Somebody needs to do some basic physics.
Indicated airspeed measures dynamic pressure calibrated for sea level pressure and temperature, and tells us the forces of the airflow over the airplane. q = 1/2*rho*v^2, where rho is fluid density and v is true velocity. In slugs/ft^3 and ft/s, it comes out in lb/ft^2 or psf. If you take an airplane with q= 50psf and 3 sf of effective drag area (product of Cd and S), that is 150 pounds drag. It matters not at all how you get q=50 psd, you get the same drag if your airspeed indicator is reading the same.
Power is force applied through a distance in time we are not talking a theoretical distance, real distance swam through the air. Power = F*dx/dt = F*v.
Applying some numbers. At sea level, rho is 0.002378, and v to get q=50 psd is 205 fps or 122 knots true. Power is thus 150*205=30750 ft-lb/s or 56 hp.
At 10,000 feet, rho is 0.0017555, and v to get q =50 psf is 239 fps or 142 knots true. Same 150 pounds total drag. Power is 150*239=35850 ft-lb/s or 65 hp.
I put to you, through some really easy physics that it takes MORE power to fly same airplane to same indicated airspeed at higher altitude. Your flat rated engine will not take you to the same indicated airspeed high as it did at sea level - it does not have enough power...
Let's answer the "same power" question at two altitudes. First off we have to make some assumptions. Is the flat plate equivalent area the same as we slow down? Usually it drops some as we fly at lower q, but for the sake of keeping it simple here, let's say it stays the same.

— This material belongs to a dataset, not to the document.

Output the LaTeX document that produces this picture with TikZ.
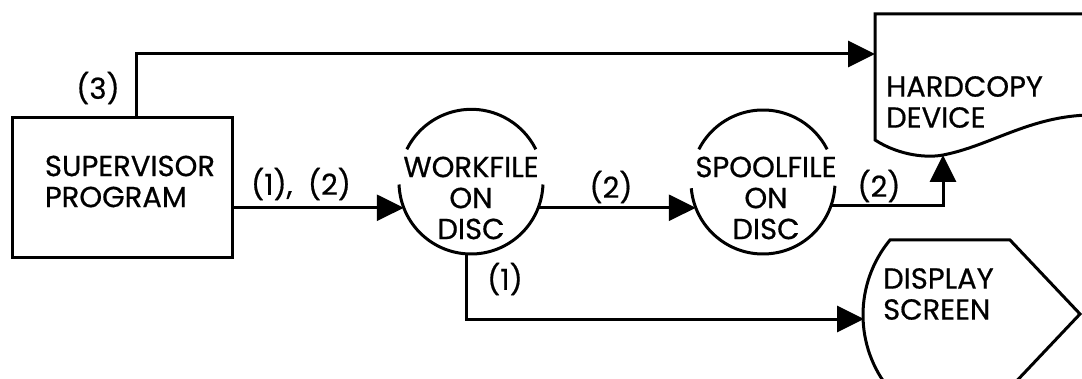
\documentclass[tikz,border=0pt]{standalone}
\usepackage{fontspec}
\setmainfont{Poppins}[FakeBold=0.6]
\usetikzlibrary{arrows.meta}
\begin{document}
\begin{tikzpicture}[x=1pt,y=1pt,
  txt/.style={font=\fontsize{29}{31}\selectfont, inner sep=0pt},
  ln/.style={line width=3pt},
  arr/.style={ln, -{Triangle[length=27pt,width=26pt]}},
  disc/.style={circle, minimum size=144pt, inner sep=0pt, outer sep=0pt}]
\useasboundingbox (0,0) rectangle (1082,378);

% supervisor program box
\node[draw, ln, minimum width=220pt, minimum height=139pt, inner sep=0pt, outer sep=0pt,
      label={[txt, align=left, xshift=8pt, yshift=6pt]center:SUPERVISOR\\PROGRAM}]
      (sup) at (122,190.5) {};

% workfile and spoolfile discs (circles broken by their first text line)
\node[disc, label={[txt, align=center, yshift=-16pt]center:WORKFILE\\ON\\DISC}] (wf) at (471,196) {};
\node[disc, label={[txt, align=center, yshift=-16pt, xshift=3pt]center:SPOOLFILE\\ON\\DISC}] (sp) at (763,196) {};
\draw[ln] (wf.153.6) arc[start angle=153.6, end angle=26.4, radius=72pt];
\draw[ln] (wf.182) arc[start angle=182, end angle=358, radius=72pt];
\draw[ln] (sp.153) arc[start angle=153, end angle=27, radius=72pt];
\draw[ln] (sp.185) arc[start angle=185, end angle=357, radius=72pt];

% hardcopy device
\node[txt, align=left, anchor=west] (hc) at (886,276) {HARDCOPY\\DEVICE};
\coordinate (hcl) at (875,324);
\coordinate (hcb) at (943,223);
\begin{scope}
\clip (0,0) rectangle (1082,378);
\draw[ln] (1090,364) -- (875,364) -- (875,238)
  .. controls (900,222) and (928,220) .. (943,223)
  .. controls (990,232) and (1030,262) .. (1090,263);
% display screen
\draw[ln] (890,-12) arc[start angle=219.6, end angle=140.4, radius=117.7pt]
  -- (1010,138) -- (1080,64) -- (1010,-10);
\end{scope}
\node[txt, align=left, anchor=west] (ds) at (883,84) {DISPLAY\\SCREEN};
\coordinate (dsl) at (864,59);

% connectors
\draw[arr] (sup.east |- wf.201) -- (wf.201);
\draw[arr] (wf.-21) -- (sp.201);
\draw[arr] (sp.-19) -| (hcb);
\draw[arr] ([xshift=14pt]sup.north) |- (hcl);
\draw[arr] ([xshift=-5pt]wf.south) |- (dsl);

% labels
\node[txt] (l3) at (98,290) {(3)};
\node[txt] (l12) at (301,194) {(1),\ \ (2)};
\node[txt] (l2a) at (611,191) {(2)};
\node[txt] (l2b) at (879,192) {(2)};
\node[txt] (l1) at (505,99) {(1)};
\end{tikzpicture}
\end{document}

Power = F*v = 1/2*rho*v^2*A*v = 1/2*rho*A*v^3
So for same power 1/2*rho1*v1^3*A = 1/2*rho2*v2^3*A, the 1/2's and A's are the same, so we reduce things a bit:
rho1*v1^3 = rho2*v2^3, and solving for v2
v2 = cube root(rho1/rho2*v1^3)
Given the sea level case, with 0.002378 spcf, 205 fps, 122 knots true, and 56 hp, while the 10,000 foot case of 0.0017555 spcf, you will go 227 fps, 135 knots true, and 110 knots indicated.
So, the flat rated engine will indicate lower as you go up, but will be going faster through the air as it goes up. Just not a huge amount and all airplanes get this same effect.
If you are wondering about how much a naturally aspirated engine loses with altitude, its power basically drops linearly with atmospheric density.
Please play with the inputs yourself and answer your own "what if" questions, here is the atmosphere
A Table of the Standard Atmosphere to 65,000 Feet in US units, and a little Excel time will let you work out any question you want.
Billski